The wakefield course is a 3.16-mile clockwise loop around Lake Quannapowitt, an Indian word for You’ve got to be kidding. The start is in the parking lot for the Lord Wakefield Motel, which did make life easier. We got there on Thursday, with our room booked for three nights, and at seven Friday night they got us started with an informality that made a refreshing change from the horns and gunshots that begin most races. “Okay,” said the woman in charge. “Five, four, three, two, one. Go.” And we went.

The organizers stage two races at once, the twenty-four-hour event (which can be entered individually, as I did, or as a relay team) and a standard marathon. The marathoners begin with a short out-and-back run so that eight circuits of the lake will bring them to precisely 26.2 miles. Then, after three or four or five hours, they pick up their medals and go home, while for the rest of us the real race is just starting to get interesting.

Except for the very beginning, when each lap begins with a steeply downhill thirty-yard cross-country run, the Wakefield course is scenic enough, with the unpronounceable lake forever on one’s right. One stretch consists of an asphalt path through parkland, while the rest is city sidewalks, mostly concrete, running through an attractive town. For several hundred yards in the latter portion of the loop there’s a cemetery between the course and the lake, but you don’t have to hold your breath on your way past it.

They had a food tent near the start, and a drinks table with water and Gatorade, and a little more than halfway around the course they’d placed a second drinks station. Volunteers staffed these posts, and others sat at tables recording your number whenever you completed a lap.
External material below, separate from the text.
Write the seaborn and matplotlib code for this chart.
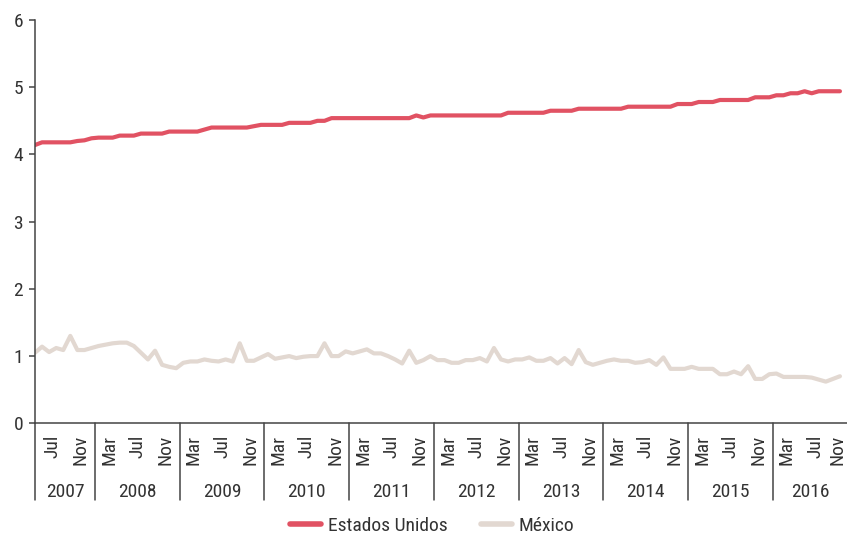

Since an unrecorded lap would be an uncounted lap, I made a point of calling out my number loud and clear as I came across the line. “Three-oh-four,” I’d cry, and someone at the scoring table would echo me for confirmation, and I’d drink the cup of water Lynne handed me and head out on my next lap.

In the early going the course was cluttered with marathoners, some of them reeling off six-or seven-minute miles, and the slowest of them still much faster than your average geriatric racewalker. I bore them no ill will, but it was a pleasure to see the last of them.
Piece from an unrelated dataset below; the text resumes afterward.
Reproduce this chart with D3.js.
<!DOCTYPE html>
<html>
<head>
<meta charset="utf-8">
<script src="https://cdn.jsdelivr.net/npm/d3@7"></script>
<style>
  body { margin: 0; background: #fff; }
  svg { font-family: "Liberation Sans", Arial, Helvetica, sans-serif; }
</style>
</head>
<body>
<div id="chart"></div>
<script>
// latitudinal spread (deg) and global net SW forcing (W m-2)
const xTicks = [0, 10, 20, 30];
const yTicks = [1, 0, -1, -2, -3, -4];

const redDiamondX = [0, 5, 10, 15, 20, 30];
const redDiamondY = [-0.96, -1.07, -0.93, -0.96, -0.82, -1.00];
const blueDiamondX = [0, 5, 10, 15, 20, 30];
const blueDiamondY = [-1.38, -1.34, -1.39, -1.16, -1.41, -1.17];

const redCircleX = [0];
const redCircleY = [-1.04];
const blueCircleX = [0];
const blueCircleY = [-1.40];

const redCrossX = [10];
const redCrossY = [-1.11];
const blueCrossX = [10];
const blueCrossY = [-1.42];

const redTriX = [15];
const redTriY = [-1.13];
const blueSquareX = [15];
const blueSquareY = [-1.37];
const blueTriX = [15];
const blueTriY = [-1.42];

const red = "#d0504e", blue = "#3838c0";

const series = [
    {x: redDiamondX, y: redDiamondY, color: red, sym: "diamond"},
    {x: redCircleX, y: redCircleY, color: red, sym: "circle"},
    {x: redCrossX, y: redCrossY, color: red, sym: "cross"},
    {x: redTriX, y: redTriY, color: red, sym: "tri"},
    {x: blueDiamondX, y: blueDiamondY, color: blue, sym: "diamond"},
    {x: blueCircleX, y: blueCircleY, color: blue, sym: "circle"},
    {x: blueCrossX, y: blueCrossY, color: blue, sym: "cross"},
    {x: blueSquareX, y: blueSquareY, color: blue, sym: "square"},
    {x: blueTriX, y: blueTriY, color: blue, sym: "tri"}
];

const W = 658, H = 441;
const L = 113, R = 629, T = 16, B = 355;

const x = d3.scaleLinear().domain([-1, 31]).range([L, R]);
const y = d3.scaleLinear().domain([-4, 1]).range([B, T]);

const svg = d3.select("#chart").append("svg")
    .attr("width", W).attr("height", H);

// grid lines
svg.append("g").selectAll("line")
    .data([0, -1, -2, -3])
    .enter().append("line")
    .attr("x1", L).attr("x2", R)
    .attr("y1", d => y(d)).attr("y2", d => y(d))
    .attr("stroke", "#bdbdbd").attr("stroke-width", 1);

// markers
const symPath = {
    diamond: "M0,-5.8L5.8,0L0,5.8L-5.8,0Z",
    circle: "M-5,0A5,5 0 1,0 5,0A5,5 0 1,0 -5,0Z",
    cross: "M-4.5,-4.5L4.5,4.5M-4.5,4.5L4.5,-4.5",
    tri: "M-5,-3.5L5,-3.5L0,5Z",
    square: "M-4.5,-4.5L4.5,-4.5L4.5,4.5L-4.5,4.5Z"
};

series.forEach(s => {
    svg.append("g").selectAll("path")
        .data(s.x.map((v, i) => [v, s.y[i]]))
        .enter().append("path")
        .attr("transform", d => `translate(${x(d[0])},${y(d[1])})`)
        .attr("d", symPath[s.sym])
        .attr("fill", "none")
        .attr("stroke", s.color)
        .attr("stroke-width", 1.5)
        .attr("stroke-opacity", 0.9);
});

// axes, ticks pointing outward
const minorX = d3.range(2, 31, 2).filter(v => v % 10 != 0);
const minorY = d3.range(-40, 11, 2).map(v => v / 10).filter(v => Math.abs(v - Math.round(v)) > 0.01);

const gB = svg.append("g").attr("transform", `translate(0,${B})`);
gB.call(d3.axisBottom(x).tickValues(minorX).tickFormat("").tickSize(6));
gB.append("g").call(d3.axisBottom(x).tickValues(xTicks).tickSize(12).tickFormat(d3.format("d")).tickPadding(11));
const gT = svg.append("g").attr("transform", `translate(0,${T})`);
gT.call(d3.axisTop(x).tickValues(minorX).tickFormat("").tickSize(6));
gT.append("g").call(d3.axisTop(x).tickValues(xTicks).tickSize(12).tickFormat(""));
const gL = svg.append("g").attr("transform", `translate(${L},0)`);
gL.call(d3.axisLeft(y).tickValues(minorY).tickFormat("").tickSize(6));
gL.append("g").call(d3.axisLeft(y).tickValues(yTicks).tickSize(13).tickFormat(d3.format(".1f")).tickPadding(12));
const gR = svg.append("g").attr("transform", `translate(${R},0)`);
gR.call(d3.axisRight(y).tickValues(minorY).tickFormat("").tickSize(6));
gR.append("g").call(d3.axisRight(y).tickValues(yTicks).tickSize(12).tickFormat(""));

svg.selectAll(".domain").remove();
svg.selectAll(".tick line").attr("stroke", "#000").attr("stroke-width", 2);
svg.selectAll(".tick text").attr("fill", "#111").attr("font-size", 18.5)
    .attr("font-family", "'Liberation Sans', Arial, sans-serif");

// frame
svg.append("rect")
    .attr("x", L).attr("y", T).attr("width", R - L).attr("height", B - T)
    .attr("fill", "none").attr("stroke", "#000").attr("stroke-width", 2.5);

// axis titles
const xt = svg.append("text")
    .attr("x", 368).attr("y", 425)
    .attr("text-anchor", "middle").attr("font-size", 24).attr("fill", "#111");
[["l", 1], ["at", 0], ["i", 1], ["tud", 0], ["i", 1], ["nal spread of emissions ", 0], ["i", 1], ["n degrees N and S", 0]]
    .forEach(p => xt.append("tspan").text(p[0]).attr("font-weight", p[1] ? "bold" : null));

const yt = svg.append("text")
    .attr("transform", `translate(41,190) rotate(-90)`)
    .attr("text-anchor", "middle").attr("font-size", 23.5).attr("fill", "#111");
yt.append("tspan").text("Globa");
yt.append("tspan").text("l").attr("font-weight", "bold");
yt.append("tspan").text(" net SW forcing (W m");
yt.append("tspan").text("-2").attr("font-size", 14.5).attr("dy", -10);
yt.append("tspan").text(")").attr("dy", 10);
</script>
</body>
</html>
They all finished their marathon long before I finished mine, which I did somewhere in the course of my ninth lap. But here’s what I wrote the week after the race, in a report I posted on a marathon walkers Internet board:

Lap seven: 11:46 P.M. 22.12 miles.

A mind, we’ve been told, is a terrible thing to waste. Well, maybe, but it’s even worse to listen to. Mine is telling me two things — that I’m going to be able to finish the marathon, and that maybe that’s enough. After all, I haven’t gone this far since 1981. What am I trying to prove?

I set three goals before the race — to finish a marathon, to extend it to 50 kilometers, and maybe with divine help and a good tailwind, to log 50 miles. Not only did I set these goals, but I went and told people about them. How can I stop now?

Lap eight: 12:29 A.M. 25.28 miles.

There’s an indication on the course of where the marathon finish line is for ultrarunners, but I only learn about this later. My best calculation is that I clock 26.2 miles in roughly 5:50. Faster than I’d planned. Too fast?

Lap nine: 1:13 A.M. 28.44 miles.

I never consider stopping after nine laps. Just one more lap and I’ve made 50 kilometers, my second-stage goal and significantly farther than I’ve ever raced in the past. All I have to do to get there is keep going, and that’s what I do. “One more makes 50 K,” I tell Lynne, and off I go.

But it’s getting difficult. My body’s holding up well enough, but my mind is giving me trouble — and I can recognize the problem as such. What stops people in races like this, I remind myself, is very often a lack of mental toughness. And right now I lack mental toughness. I’m trying to find a reason why I should stop.